Cell phones are so convenient that they’re inconvenient. — Haruki Murakami
If you were being mugged and had to give up either your wallet or your cell phone, which would you choose?
In formulating your own answer, you probably tried to determine which of those two items was more replaceable (or rather, why the mugger was only asking for one of them…). For many people, their phone has become more indispensable than the cards in their wallet.
But is that indispensability a good thing?
According to the news, cell phones are awful, cell phones are amazing, and cell phones are full of cat videos (both awful and amazing). But rather than debate the morals of cell phone usage, let’s talk about some of the ways cell phones unexpectedly influence your psychology.
OVERHEARING CELL PHONE CALLS
If you’ve ever tried to do work while a nearby stranger talked on the phone, there was probably a good chance you wanted to punch them in the face. Or at least that was a feeling one researcher had when he investigated what makes “overheard cell phone calls” so distracting.

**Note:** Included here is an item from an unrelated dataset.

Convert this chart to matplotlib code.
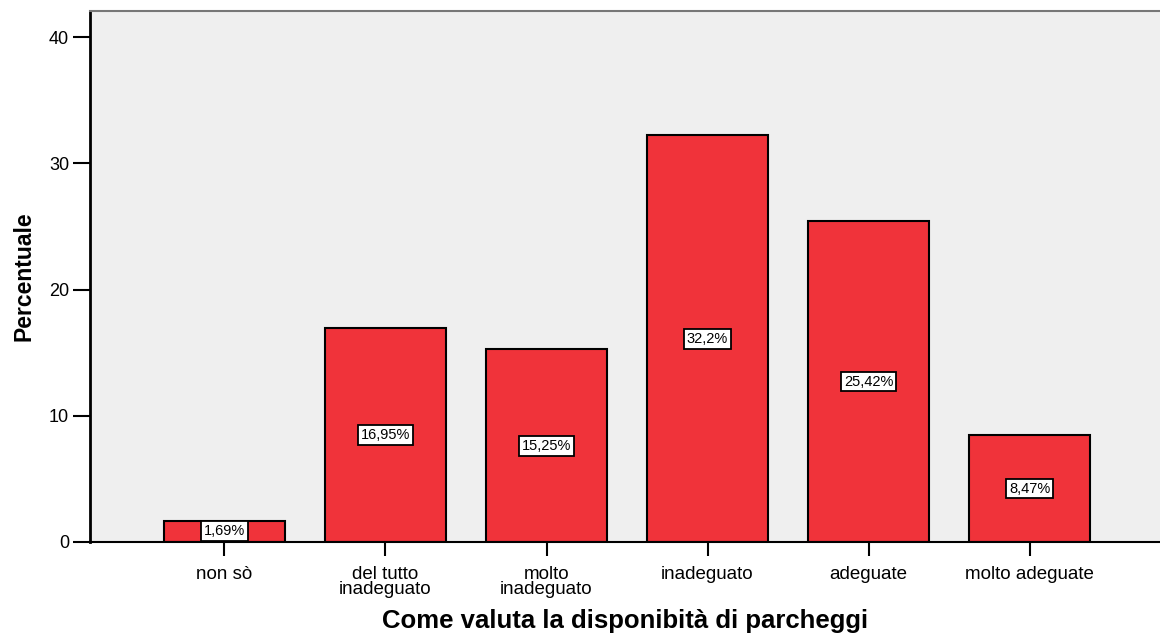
import matplotlib.pyplot as plt

plt.rcParams['font.family'] = ['Liberation Sans', 'DejaVu Sans']

categories = ['non sò', 'del tutto\ninadeguato', 'molto\ninadeguato',
              'inadeguato', 'adeguate', 'molto adeguate']
values = [1.69, 16.95, 15.25, 32.2, 25.42, 8.47]
value_labels = ['1,69%', '16,95%', '15,25%', '32,2%', '25,42%', '8,47%']
y_ticks = [0, 10, 20, 30, 40]

fig = plt.figure(figsize=(11.6, 6.33), dpi=100)
ax = fig.add_axes([90 / 1160, 1 - 542 / 633, 1070 / 1160, 531 / 633])
ax.set_facecolor('#efefef')

x = list(range(len(categories)))
ax.bar(x, values, width=0.75, color='#f0333a', edgecolor='black', linewidth=1.5, zorder=2)

for xi, v, lab in zip(x, values, value_labels):
    ax.text(xi, v / 2, lab, ha='center', va='center', fontsize=10.5, zorder=3,
            bbox=dict(boxstyle='square,pad=0.2', facecolor='white', edgecolor='black', linewidth=1.3))

ax.set_xlim(-0.835, 5.81)
ax.set_ylim(0, 42.06)
ax.set_xticks(x)
ax.set_xticklabels(categories, fontsize=13.5, linespacing=0.88)
ax.set_yticks(y_ticks)
ax.tick_params(axis='y', labelsize=13, length=12, width=1.5, pad=3)
ax.tick_params(axis='x', length=10, width=1.5, pad=7)

ax.spines['right'].set_visible(False)
ax.spines['top'].set_color('#777777')
ax.spines['top'].set_linewidth(1.5)
ax.spines['left'].set_linewidth(2)
ax.spines['bottom'].set_linewidth(1.5)

ax.set_ylabel('Percentuale', fontsize=16.5, fontweight='bold', labelpad=10)
ax.set_xlabel('Come valuta la disponibità di parcheggi', fontsize=18.5, fontweight='bold', labelpad=8)

fig.savefig('out.png', dpi=100)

For this study, researchers had participants complete a visual attention task while they either heard a full conversation (i.e., two people talking to one another) or half a conversation (i.e., what you hear when overhearing a phone call).
The researchers found that the participants performed significantly worse on the task when they were listening to a “halfalogue” (i.e., the imitation of a phone call) compared to the full dialogue. That is, when people talk on the phone, the conversation we hear is unpredictable. With our brains unable to go on “pilot mode” as it does with a regular conversation, our brain instead is constantly returning focus to the halfalogue to figure out what’s going on.
THE MERE PRESENCE OF CELL PHONES
We all know that cell phones are powerful (i.e., a present-day iPhone can perform calculations at 120 million times the speed of the computers that first sent humans to the moon). But did you know cell phones can powerfully influence our psychology even when we’re not using them?
In one study, researchers showed that when participants simply have a phone out on the desk in front of them (on silent mind you), it is enough to impair their performance on various attention tasks. For example, in one study, participants with a silent phone on the desk (vs. a notebook) performed significantly worse on a mathematical adding and recognition task.
The researchers suggest that simply having the phone in plain view makes salient all of our social connections, obligations, and responsibilities, which subsequently distract us from our current work—an effect found only for more “difficult” tasks rather than easy ones.
SUBLIMINAL CELL PHONING
If I asked you to tell me which letters are listed on the 5 key of your dial pad, would you be able to? Although consciously those letters may elude you, your subconscious has been paying attention.
For example, participants dialed numbers that either spelled out positive words (e.g., “friend”) or negative words (e.g., “crisis”). Importantly, while dialing these numbers, none of the buttons had the letters actually printed on them. Nonetheless, the researchers later found that those who had typed positive words rated those phone numbers more positively!
Moreover, the researcher found that participants preferred companies which had a phone number that spelled out a “matched” word (e.g., the numbers spelled out “love” when calling a dating agency) compared to a mismatched word (e.g., “salad” for a dating agency), even when the actual letters weren’t printed on these keypads either!
ENDING THE CALL
So, the next time a mugger asks for your cell phone, you can now entertain him with all these interesting facts first, and maybe he’ll be so impressed he won’t even rob you!
Distractedly,
jdt
Psychophilosophy to Ponder: Just like the second study I talked about today, keeping your phone out on the table during an interpersonal interaction resulted in worse evaluations of one’s conversational partner. Why could this be? That is, if you were on a date, and even though the person never answered their phone, why do you think having it on the table would result in a more negative evaluation of the outing?
Emberson, L. L., Lupyan, G., Goldstein, M. H., & Spivey, M. J. (2010). Overheard cell-phone conversations when less speech is more distracting. Psychological science, 21(10), 1383-1388.
Przybylski, A. K., & Weinstein, N. (2013). Can you connect with me now? How the presence of mobile communication technology influences face-to-face conversation quality. Journal of Social and Personal Relationships, 30(3), 237-246.
Thornton, B., Faires, A., Robbins, M., & Rollins, E. (2014). The mere presence of a cell phone may be distracting. Social Psychology.
Topolinski, S. (2011). I 5683 You Dialing Phone Numbers on Cell Phones Activates Key-Concordant Concepts. Psychological Science.